Por enquanto, nem diversificação, nem substituição de importações substantivas e portadoras de alterações duráveis e racionais nas estruturas produtivas estão a acontecer. Deve-se, entretanto, pensar que a substituição de importações é sempre imperfeita e parcial. A substituição de importações perfeitas remete-nos para as abstrações do "óptimo de Pareto" e para discussões essencialmente teóricas, ainda que muito aliciantes. E igualmente, para as contribuições de Adam Smith, David Ricardo e John Stuart Mill sobre a divisão internacional do trabalho. Atenho-me apenas ao mais corriqueiro. A substituição de importações em Angola tenderá a ser imperfeita e parcial. Porque associada a distorções na produção e no consumo e no ainda muito elevado coeficiente de importação, no primeiro caso, e não está associada aos processos e dinâmicas sociais e económicas de acumulação.

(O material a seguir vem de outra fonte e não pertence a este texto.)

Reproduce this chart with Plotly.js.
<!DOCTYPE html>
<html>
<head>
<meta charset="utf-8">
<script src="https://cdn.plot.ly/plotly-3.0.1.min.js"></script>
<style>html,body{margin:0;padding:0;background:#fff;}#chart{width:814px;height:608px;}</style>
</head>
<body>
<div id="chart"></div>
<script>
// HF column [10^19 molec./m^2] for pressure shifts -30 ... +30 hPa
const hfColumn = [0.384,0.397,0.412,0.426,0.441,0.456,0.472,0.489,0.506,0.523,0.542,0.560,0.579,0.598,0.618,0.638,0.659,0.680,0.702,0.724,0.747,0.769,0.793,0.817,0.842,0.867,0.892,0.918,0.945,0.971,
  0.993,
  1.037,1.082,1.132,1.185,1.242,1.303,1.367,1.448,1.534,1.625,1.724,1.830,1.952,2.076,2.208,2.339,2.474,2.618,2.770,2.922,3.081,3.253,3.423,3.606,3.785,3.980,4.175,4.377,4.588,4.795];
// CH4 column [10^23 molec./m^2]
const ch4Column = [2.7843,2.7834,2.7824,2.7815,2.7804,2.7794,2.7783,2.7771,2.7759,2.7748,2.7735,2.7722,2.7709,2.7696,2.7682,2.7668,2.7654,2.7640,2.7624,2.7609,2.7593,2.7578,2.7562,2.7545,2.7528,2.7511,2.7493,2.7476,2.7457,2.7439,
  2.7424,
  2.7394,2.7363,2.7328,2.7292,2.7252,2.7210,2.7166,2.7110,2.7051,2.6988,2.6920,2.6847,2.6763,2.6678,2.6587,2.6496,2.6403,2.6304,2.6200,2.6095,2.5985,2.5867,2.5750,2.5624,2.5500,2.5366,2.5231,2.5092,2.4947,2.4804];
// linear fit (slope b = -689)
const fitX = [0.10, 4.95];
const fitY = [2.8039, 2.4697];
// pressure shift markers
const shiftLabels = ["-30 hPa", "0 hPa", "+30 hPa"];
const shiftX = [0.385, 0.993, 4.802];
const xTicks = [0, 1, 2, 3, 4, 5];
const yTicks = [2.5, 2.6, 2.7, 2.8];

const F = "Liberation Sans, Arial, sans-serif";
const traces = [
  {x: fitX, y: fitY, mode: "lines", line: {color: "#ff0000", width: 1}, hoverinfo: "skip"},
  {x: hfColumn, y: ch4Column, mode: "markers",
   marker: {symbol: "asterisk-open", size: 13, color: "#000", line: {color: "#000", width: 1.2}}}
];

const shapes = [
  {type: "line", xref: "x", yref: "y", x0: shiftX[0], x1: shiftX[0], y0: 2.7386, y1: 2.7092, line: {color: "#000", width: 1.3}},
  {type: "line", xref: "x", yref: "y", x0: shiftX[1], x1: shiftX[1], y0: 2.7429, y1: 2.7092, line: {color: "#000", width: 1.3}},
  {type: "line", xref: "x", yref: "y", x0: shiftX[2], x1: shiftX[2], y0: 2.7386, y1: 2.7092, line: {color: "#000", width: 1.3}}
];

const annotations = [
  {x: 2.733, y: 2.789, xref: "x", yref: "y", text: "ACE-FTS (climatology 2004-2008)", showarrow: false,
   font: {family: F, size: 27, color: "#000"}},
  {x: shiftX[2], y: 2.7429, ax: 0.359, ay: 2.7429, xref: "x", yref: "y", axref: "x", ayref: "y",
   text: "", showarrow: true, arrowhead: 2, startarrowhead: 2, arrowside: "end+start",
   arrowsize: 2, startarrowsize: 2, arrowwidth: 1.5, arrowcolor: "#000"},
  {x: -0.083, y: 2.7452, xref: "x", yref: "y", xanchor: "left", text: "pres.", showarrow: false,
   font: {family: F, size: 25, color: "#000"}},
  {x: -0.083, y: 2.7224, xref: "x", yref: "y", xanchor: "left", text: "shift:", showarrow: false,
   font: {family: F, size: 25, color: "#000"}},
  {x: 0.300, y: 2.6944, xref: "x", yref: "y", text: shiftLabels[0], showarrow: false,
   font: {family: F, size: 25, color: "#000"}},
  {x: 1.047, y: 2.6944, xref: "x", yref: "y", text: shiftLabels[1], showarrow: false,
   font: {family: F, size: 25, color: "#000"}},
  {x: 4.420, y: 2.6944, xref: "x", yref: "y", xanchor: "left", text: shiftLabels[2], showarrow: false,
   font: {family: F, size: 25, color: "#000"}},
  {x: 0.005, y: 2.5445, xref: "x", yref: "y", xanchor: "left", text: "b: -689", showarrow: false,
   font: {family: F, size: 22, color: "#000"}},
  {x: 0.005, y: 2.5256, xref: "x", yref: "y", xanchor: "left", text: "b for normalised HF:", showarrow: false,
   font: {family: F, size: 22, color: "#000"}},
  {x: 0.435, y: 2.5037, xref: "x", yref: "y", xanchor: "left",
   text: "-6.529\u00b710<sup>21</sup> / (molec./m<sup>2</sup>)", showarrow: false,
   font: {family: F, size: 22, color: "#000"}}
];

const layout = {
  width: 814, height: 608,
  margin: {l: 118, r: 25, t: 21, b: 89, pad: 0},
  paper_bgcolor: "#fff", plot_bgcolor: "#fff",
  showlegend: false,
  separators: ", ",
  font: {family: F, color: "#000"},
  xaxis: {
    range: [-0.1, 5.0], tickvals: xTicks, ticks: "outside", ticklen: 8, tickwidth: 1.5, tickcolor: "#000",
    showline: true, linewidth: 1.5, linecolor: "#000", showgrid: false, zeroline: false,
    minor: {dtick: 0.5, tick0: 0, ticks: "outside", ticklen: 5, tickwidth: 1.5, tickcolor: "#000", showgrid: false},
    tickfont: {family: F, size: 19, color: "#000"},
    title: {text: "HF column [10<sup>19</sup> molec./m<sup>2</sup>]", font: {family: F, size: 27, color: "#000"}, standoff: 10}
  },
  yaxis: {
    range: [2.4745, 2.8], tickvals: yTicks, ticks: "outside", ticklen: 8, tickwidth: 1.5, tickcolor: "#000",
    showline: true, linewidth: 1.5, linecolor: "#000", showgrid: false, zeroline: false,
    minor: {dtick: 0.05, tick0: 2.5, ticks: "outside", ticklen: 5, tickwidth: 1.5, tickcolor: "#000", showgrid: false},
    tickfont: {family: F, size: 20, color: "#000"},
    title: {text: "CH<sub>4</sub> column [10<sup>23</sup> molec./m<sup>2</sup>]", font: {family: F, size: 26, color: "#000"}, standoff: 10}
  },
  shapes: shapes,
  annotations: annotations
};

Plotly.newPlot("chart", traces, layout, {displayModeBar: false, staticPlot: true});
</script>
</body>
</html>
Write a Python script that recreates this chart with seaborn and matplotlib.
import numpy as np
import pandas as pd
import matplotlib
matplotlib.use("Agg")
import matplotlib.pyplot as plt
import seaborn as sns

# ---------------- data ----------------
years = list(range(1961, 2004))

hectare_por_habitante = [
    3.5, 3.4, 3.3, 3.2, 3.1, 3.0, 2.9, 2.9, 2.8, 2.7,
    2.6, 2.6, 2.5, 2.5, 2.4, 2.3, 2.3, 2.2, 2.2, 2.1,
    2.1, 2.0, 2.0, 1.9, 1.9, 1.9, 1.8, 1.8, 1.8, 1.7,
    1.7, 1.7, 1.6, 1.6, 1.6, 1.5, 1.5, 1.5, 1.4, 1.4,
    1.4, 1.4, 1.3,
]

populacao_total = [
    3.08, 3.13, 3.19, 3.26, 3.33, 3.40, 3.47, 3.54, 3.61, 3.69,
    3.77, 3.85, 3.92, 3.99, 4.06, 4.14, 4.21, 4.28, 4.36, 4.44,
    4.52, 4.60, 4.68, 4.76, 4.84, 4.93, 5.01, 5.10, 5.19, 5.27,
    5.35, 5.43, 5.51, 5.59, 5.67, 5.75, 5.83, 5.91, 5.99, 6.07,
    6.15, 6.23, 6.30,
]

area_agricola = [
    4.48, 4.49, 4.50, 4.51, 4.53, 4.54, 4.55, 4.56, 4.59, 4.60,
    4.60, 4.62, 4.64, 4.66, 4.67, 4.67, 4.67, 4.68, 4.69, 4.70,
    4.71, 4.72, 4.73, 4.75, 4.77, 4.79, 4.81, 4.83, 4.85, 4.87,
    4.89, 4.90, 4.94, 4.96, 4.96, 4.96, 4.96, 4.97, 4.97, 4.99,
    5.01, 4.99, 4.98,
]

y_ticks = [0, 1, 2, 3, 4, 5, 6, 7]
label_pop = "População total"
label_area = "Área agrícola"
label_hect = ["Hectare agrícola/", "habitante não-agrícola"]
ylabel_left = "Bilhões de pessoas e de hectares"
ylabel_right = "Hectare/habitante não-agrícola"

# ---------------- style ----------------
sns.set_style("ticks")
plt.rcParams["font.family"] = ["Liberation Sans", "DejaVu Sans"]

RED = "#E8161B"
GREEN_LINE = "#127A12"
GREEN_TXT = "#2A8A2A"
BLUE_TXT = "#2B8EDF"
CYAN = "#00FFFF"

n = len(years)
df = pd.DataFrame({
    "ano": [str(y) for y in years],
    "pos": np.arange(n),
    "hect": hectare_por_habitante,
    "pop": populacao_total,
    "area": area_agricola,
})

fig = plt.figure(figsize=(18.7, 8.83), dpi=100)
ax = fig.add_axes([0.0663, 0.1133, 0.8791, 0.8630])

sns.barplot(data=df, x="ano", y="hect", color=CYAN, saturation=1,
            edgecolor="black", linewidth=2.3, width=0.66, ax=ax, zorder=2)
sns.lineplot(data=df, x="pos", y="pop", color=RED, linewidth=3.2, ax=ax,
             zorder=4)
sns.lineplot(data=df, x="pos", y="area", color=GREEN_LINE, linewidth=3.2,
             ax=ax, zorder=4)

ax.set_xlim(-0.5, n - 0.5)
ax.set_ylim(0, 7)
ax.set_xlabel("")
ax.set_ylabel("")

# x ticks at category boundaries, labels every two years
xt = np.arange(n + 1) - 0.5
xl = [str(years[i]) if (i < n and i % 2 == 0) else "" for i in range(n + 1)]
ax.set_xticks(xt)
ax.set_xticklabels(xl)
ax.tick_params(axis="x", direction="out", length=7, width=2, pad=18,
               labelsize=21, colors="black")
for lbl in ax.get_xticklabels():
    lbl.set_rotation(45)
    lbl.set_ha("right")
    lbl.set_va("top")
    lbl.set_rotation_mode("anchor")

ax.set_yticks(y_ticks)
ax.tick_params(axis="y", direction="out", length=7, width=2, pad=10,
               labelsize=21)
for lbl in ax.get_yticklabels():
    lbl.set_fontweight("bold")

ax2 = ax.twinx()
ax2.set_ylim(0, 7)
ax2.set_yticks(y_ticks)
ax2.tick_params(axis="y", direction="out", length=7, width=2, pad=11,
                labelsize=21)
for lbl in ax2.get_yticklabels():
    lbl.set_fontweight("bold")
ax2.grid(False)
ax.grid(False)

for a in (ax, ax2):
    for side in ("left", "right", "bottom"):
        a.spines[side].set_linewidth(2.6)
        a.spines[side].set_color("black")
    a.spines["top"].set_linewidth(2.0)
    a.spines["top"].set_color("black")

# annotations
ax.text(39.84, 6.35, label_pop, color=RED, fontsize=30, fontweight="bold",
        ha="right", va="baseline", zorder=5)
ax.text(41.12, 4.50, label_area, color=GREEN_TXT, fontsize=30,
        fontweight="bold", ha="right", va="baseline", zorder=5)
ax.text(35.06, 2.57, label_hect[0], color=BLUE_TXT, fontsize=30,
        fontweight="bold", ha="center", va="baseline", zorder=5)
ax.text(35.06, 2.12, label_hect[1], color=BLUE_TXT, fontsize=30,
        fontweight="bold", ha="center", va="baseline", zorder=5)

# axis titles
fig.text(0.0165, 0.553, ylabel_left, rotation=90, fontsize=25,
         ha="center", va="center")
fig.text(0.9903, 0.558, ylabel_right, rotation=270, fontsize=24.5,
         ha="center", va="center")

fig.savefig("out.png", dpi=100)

Por isto, mas igualmente por outras propostas, o meu voto certo nas próximas eleições ainda está muito indefinido e hesitante. O outro tópico - o da pobreza - vou deixar para o próximo artigo no dia 16 de Junho, mas com um esclarecimento preliminar: pretendo tecer algumas considerações quanto ao relacionamento pobreza/inflação (dois fenómenos há muito recorrentes no nosso país), mas numa perspectiva muito para além da quebra do poder de compra dos rendimentos das classes menos protegidas.